:: Task prompt ::
Report every line below that holds the word "this".
###
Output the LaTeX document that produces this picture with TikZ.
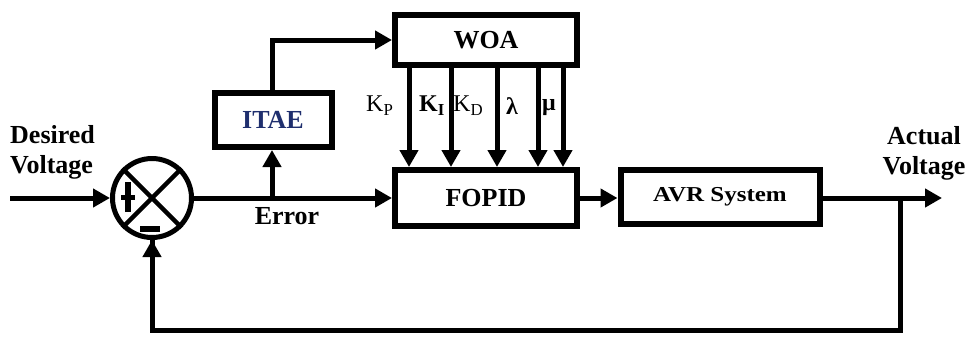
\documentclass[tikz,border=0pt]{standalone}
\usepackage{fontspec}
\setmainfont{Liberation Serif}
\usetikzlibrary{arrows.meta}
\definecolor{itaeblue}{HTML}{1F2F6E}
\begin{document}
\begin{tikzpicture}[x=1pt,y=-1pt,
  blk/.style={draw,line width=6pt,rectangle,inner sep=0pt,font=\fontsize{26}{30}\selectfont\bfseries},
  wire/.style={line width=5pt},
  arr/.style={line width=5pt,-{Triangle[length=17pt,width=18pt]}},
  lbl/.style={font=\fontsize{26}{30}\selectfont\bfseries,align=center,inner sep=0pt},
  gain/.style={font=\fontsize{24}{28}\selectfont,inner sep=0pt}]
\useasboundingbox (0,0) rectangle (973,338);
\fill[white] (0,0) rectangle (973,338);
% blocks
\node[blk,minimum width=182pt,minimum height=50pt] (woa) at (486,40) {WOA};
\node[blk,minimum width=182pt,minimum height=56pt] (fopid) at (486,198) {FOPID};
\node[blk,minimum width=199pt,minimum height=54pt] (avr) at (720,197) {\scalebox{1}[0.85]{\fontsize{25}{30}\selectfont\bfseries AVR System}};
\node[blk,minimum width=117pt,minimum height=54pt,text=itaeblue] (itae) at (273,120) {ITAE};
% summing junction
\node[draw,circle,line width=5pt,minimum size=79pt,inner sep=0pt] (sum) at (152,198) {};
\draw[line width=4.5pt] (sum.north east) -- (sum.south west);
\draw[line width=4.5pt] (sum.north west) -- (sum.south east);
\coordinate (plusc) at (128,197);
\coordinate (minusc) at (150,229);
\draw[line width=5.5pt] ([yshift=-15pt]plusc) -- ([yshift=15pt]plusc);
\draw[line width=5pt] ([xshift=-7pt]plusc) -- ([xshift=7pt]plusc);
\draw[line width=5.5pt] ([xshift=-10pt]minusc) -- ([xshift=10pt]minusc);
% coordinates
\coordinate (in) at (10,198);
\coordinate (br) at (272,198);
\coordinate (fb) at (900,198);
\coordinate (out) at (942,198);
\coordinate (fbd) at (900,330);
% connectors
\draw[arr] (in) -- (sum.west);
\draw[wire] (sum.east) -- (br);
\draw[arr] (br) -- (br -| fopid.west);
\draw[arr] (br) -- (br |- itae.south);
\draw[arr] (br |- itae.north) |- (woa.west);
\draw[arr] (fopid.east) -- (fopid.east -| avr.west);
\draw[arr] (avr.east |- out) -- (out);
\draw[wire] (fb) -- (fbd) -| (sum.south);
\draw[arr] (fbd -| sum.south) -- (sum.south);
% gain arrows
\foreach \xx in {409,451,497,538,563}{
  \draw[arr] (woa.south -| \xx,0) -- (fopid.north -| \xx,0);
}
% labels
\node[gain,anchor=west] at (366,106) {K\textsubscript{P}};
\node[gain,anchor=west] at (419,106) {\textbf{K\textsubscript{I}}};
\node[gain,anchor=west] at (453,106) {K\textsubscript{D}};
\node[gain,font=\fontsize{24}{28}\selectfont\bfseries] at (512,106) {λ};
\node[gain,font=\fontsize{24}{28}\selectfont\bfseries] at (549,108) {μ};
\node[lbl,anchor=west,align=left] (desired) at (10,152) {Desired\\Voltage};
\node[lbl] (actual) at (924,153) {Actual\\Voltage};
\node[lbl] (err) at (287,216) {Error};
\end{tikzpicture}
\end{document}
###
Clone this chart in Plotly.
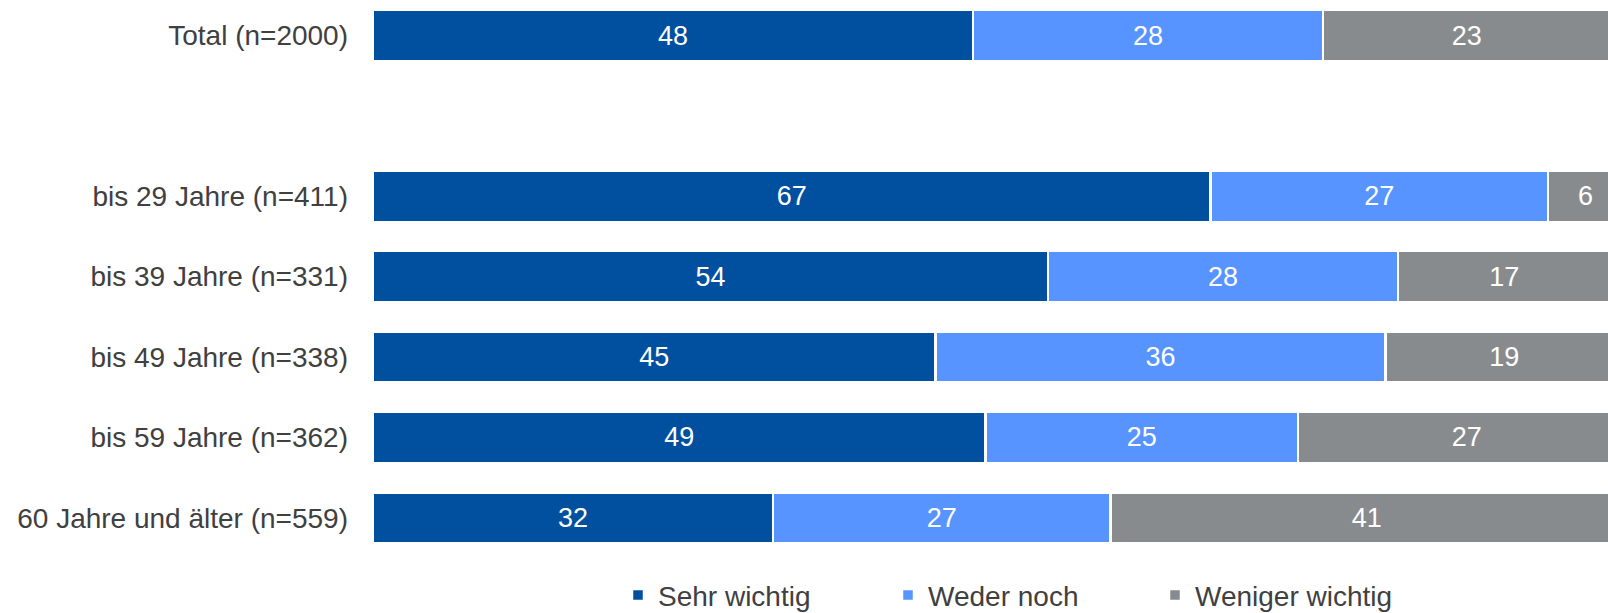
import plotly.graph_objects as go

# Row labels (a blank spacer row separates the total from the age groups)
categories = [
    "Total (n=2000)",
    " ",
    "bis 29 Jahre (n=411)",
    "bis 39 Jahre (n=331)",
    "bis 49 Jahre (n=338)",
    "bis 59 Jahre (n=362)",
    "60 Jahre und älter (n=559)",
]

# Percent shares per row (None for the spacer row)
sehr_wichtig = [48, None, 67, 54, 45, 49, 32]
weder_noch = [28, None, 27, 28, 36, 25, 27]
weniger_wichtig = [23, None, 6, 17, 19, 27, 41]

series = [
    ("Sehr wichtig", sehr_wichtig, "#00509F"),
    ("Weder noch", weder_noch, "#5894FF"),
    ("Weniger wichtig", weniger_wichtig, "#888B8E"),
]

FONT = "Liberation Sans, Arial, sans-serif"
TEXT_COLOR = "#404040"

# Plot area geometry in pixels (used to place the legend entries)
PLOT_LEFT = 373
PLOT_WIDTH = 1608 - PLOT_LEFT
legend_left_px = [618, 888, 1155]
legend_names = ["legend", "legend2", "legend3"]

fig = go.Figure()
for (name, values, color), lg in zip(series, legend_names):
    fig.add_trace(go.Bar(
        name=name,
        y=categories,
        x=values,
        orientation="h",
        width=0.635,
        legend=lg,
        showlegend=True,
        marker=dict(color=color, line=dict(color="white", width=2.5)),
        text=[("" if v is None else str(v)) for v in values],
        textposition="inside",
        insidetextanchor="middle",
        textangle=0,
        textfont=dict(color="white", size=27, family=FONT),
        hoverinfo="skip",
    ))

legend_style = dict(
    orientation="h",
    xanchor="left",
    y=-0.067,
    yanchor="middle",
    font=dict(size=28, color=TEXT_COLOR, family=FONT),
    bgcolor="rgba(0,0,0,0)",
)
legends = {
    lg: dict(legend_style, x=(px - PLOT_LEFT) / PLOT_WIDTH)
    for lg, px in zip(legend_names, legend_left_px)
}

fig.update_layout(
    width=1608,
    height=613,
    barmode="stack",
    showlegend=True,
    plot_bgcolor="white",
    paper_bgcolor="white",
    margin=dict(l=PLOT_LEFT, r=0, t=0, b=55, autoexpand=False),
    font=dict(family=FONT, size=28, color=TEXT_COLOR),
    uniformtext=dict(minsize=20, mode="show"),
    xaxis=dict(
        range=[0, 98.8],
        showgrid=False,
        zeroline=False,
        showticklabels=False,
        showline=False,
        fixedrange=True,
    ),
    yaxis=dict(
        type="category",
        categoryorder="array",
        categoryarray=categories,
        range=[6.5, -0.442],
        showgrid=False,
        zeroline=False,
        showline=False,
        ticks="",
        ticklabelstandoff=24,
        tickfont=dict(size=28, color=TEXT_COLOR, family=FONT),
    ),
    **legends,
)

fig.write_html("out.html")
###
:: Exercise answer ::
Output the LaTeX document that produces this picture with TikZ.
Clone this chart in Plotly.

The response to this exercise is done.